Cristiano Ronaldo: Es hatte sich ein wenig angekündigt. Bei Manchester United spielte Portugals alternder Superstar schon in den Monaten vor der WM keine Rolle mehr. Das Zerwürfnis mit Trainer Erik ten Hag gipfelte in einer öffentlichen Abrechnung Ronaldos mit dem Club und wenige Tage vor WM-Beginn in der Trennung von den Engländern. In Katar traf der 37-jährige Portugiese beim Auftaktsieg über Ghana zwar noch aus einem Elfmeter, dann war aber Funkstille.
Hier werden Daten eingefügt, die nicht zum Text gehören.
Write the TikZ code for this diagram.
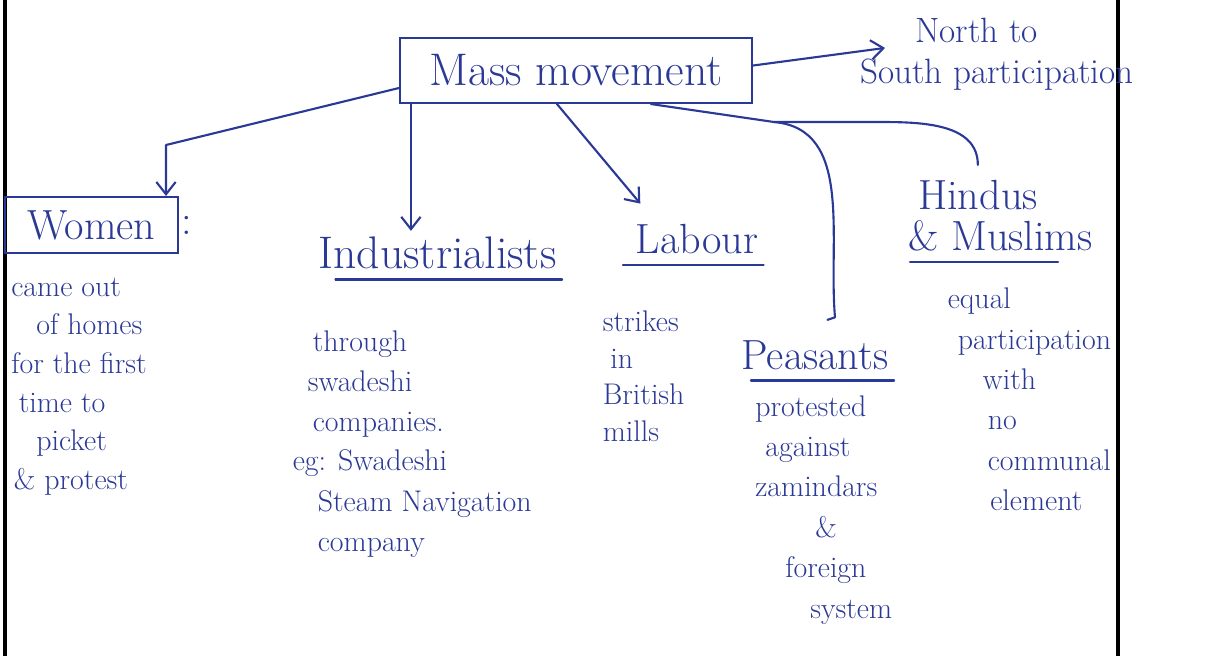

In der K.-o.-Runde verbannte Trainer Fernando Santos den Kapitän sogar auf die Bank. Als „Joker“ blieb er gegen die Schweiz blass, beim Aus gegen Marokko konnte er im Finish nichts mehr beitragen.

Cristiano Ronaldo beim Weinen
IMAGO/Sports Press Photo/Marcio Machado/SPP
Der eine Superstar stemmte den Pokal, der andere ging unter Tränen

Österreich-Gegner Wales und Dänemark: Als Halbfinalist der EM 2021 hatten sich die Dänen auch in Katar Chancen auf Erfolge ausgerechnet. Doch es kam ganz anders. Ein torloses Remis zum Auftakt gegen Tunesien sollte das höchste der Gefühle bleiben, nach dem 1:2 gegen Titelverteidiger Frankreich und einem enttäuschenden 0:1 gegen Australien kam das frühe Aus für die unter Ladehemmung leidenden Dänen, die Österreich in der Nations League zweimal geschlagen hatten. Auch Wales, im WM-Quali-Play-off gegen Rot-Weiß-Rot erfolgreich, hatte nichts zu melden. Ein Elfmetertor von Altmeister Gareth Bale beim 1:1 gegen die USA war das Highlight. Es folgten ein 0:2 gegen den Iran, das 0:3 gegen England und das frühe Aus.